(Data section):

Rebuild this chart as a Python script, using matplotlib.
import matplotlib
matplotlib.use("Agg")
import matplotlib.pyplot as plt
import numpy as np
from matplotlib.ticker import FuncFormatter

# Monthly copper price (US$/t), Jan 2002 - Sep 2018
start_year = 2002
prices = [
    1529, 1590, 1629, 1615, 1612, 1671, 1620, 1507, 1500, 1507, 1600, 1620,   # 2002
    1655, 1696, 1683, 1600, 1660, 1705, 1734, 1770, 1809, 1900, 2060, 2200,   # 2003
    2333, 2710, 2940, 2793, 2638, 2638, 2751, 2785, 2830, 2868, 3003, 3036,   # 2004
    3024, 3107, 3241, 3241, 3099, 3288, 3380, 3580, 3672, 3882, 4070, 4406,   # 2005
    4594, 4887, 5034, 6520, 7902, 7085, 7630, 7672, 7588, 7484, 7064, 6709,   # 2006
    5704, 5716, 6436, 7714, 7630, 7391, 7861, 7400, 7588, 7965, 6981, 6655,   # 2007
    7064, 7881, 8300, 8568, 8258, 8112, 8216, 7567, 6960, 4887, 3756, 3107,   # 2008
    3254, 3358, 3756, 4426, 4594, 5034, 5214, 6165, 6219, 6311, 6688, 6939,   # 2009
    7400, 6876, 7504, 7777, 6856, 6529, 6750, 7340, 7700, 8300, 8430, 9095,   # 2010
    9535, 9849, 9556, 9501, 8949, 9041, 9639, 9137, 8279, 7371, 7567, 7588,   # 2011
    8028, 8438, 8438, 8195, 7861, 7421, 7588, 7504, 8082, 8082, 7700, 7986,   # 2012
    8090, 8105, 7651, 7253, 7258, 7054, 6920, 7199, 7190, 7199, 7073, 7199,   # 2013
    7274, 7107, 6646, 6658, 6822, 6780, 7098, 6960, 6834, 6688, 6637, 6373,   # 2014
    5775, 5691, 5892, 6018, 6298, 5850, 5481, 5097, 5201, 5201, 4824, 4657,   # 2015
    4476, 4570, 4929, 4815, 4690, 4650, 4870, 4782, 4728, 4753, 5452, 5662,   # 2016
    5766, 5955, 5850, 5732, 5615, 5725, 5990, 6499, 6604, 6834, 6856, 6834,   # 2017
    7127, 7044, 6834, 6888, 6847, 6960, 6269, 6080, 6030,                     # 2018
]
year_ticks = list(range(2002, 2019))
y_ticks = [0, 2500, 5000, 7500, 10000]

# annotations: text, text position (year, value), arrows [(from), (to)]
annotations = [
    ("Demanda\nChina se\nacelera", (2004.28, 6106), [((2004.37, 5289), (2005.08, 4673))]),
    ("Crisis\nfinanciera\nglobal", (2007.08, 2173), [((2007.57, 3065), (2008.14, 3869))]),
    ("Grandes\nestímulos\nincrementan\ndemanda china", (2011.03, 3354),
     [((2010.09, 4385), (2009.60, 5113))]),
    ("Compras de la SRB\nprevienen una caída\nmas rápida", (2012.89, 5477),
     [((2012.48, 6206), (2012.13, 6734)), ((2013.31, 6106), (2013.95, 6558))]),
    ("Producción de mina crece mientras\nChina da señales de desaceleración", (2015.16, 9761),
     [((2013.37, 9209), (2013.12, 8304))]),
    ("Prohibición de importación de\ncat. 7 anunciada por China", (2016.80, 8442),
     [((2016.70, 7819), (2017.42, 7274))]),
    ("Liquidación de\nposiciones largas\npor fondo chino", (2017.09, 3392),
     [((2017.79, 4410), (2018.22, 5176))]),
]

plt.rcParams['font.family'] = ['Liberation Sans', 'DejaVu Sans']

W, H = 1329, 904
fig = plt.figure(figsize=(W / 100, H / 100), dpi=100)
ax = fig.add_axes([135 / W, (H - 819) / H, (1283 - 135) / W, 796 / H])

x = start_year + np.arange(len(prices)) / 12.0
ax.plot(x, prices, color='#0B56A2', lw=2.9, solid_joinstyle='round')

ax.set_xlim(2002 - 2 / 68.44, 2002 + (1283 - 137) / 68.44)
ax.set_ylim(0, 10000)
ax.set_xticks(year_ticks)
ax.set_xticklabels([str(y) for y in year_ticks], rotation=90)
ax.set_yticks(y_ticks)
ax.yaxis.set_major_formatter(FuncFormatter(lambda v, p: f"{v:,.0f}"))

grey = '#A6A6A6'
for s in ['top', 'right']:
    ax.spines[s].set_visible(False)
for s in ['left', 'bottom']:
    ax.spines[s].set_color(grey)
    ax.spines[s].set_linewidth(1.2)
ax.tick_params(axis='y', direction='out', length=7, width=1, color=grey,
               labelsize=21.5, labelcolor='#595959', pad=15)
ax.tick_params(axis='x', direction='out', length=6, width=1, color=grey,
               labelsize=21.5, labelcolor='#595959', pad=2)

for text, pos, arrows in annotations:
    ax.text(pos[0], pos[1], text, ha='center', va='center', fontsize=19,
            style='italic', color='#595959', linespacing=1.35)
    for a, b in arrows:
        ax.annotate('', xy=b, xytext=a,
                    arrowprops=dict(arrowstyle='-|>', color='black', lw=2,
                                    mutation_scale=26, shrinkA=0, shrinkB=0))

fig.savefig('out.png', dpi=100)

(Aim):
From the opening line of the data above, please print each line as written up to and including the line that contains "from matplotlib.ticker import FuncFormatter", and nothing more.

(Output below):
Rebuild this chart as a Python script, using matplotlib.
import matplotlib
matplotlib.use("Agg")
import matplotlib.pyplot as plt
import numpy as np
from matplotlib.ticker import FuncFormatter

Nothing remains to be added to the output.